Этого пласта и хотят нас лишить. Вместо книг молодёжь стараются завязать на Интернете, вместо Пушкина пытаются заставить читать комиксы. Главное — не учись думать. Тонкое оскотинивание человечества в масштабе планеты началось примерно с начала двадцатого века. Впрочем, ростки этого начинания чётко просматриваются и значительно раньше. Но в наши дни чёрные потуги разложения нравственности вспыхнули, как пересохший стог сена. Откровенно высмеивается всё, что раньше считалось святым. Идёт масштабное осмеяние и отторжение русской культуры, быта, обычаев. Под видом борьбы за права меньшинств процветает пропаганда гомосексуализма, наркомании, алкоголизма. Вроде за права детей идёт борьба, а разрушаются семьи.
Но, как это и было спокон веку, первой на пути чёрного вала встала так и не похороненная пока литература. Хотя её усиленно стараются закатать под асфальт дьявольщины. Но каждый год выпускаются всё новые и новые книги, прославляющие Отечество, открываются всё новые и новые имена.
Чем больше осмеивается и оплёвывается Русь, тем больше пишется в её защиту стихов, рассказов, романов, повестей. Ряды лириков не уменьшаются. Беда, что ушли Астафьев, Распутин, Шукшин. Но время всё лечит. В литературе Приенисейского края появляются всё новые и новые имена. Сейчас они ещё далеки от уровня гениев, но набираются и набираются мастерства. Недавно ушедшие Вениамин Зикунов, Владимир Леонтьев, Нина Шалыгина, Роман Солнцев — тоже яркие звёздочки. Они не потухнут и после смерти их авторов.
Главный из ныне здравствующих и работающих — непревзойдённый лирик Володя Топилин из Минусинска. Он к сорока пяти годам написал столько, и сейчас пишет, что жить его имени века. В пятьдесят также усиленно работает. Валерий Шелегов из Канска, Анатолий Буйлов, Людмила Зубенко, Владлен Чариков, Владимир Нестеренко, Валентина Капошко… Я знаком со многими красноярскими поэтами и писателями и по мере сил стараюсь помогать литераторам. В своё время нашлась возможность с помощью Геннадия Лапунова выпустить несколько книг Вениамину Зикунову. Книги с его дарственной надписью стоят в моей библиотеке. Мы помогали выпустить уникальные сборники народных песен их составителю Владимиру Ковальчуку. Это без преувеличения бесценные книги. В них собраны народные песни, которым по триста и более лет. В сборниках Ковальчука лучшим считаю двухтомник «Золотые россыпи России». В нём, как огоньки свечечек,— старинные народные песни от Калининграда до Владивостока. Всё это тщательно обработано, разложено по нотам. По существу, уже забытые песни получили новое рождение. И мне приятно, что в эту нелёгкую работу внесли вклад и мы.

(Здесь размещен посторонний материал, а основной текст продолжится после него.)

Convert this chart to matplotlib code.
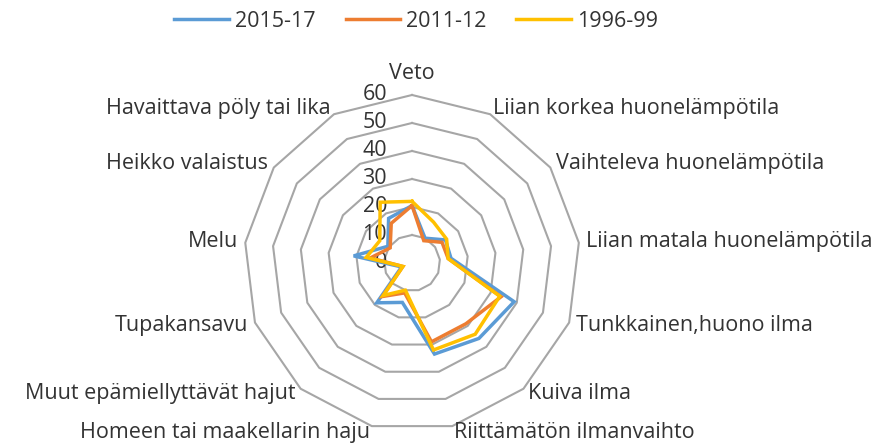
import numpy as np
import matplotlib
matplotlib.use("Agg")
import matplotlib.pyplot as plt

plt.rcParams["font.family"] = ["Open Sans", "DejaVu Sans"]

# categories clockwise from the top
categories = [
    "Veto",
    "Liian korkea huonelämpötila",
    "Vaihteleva huonelämpötila",
    "Liian matala huonelämpötila",
    "Tunkkainen,huono ilma",
    "Kuiva ilma",
    "Riittämätön ilmanvaihto",
    "Homeen tai maakellarin haju",
    "Muut epämiellyttävät hajut",
    "Tupakansavu",
    "Melu",
    "Heikko valaistus",
    "Havaittava pöly tai lika",
]
s2015_17 = [20.5, 10, 14.5, 14, 39, 36, 33.5, 14.5, 19, 4, 21, 10.5, 18]
s2011_12 = [20.5, 9, 13, 13, 34, 29, 29, 11, 16, 3.5, 15, 9.5, 16]
s1996_99 = [22, 16.5, 15, 13, 33.5, 34, 32, 10, 15.5, 3.5, 16.5, 14, 24.5]
series_names = ["2015-17", "2011-12", "1996-99"]
radial_ticks = [0, 10, 20, 30, 40, 50, 60]

colors = ["#5B9BD5", "#ED7D31", "#FFC000"]
grid_color = "#A6A6A6"
text_color = "#333333"
fs = 15.5

n = len(categories)
theta = np.arange(n) * 2 * np.pi / n
theta_closed = np.append(theta, theta[0])

fig = plt.figure(figsize=(8.89, 4.43), dpi=100)
ax = fig.add_axes([0.2745, 0.0271, 0.378, 0.7585], projection="polar")
ax.set_theta_zero_location("N")
ax.set_theta_direction(-1)
ax.set_ylim(0, 60)
ax.grid(False)
ax.spines["polar"].set_visible(False)
ax.set_xticks([])
ax.set_yticks([])
ax.patch.set_visible(False)

# polygon grid
for r in radial_ticks[1:]:
    ax.plot(theta_closed, [r] * (n + 1), color=grid_color, lw=1.5, zorder=1,
            clip_on=False)

# data series
for vals, name, c in zip([s2015_17, s2011_12, s1996_99], series_names, colors):
    ax.plot(theta_closed, vals + vals[:1], color=c, lw=2.5, label=name,
            solid_joinstyle="miter", zorder=3)

# radial axis labels
for r in radial_ticks:
    ax.annotate(str(r), xy=(0, r), xytext=(-18, 0), textcoords="offset points",
                ha="right", va="center", fontsize=fs, color=text_color, zorder=2)

# category labels
for t, lab in zip(theta, categories):
    s = np.sin(t)
    if abs(s) < 1e-6:
        ax.text(t, 64.0, lab, ha="center", va="bottom", fontsize=fs,
                color=text_color)
    else:
        ax.text(t, 62.5, lab, ha="left" if s > 0 else "right", va="center",
                fontsize=fs, color=text_color)

fig.legend(loc="upper center", bbox_to_anchor=(0.468, 1.02), ncol=3,
           frameon=False, fontsize=fs, handlelength=2.55, columnspacing=1.4,
           handletextpad=0.25, labelcolor=text_color)

fig.savefig("out.png", dpi=100)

При нашем участии увидел свет ряд коллективных сборников: «Писатели Сибири и Дальнего Востока», «Поэзия Сибири и Дальнего Востока», «Проза Сибири и Дальнего Востока», новая серия издательства «Жемчужины русской литературы». Это действительно жемчужины.
Помогать литературе, вкладывать в неё деньги — значит, делать более светлым будущее России. Слово настоящего таланта возвращает России её духовность и нравственность. Русь — это особая страна, солнечная. А солнце — свет, тепло, радость всего живого. Нет смысла печалиться о будущем книги, кто бы и что по этому поводу ни говорил. Пусть досадно каркают те, кто уже тысячи лет не может сделать человечество скотами. Литература жила и будет жить. Она показывает всем новым поколениям россиян дорогу к будущему. По ней Россия и пойдёт. Мы — солнечный народ и своей духовности не потеряем никогда.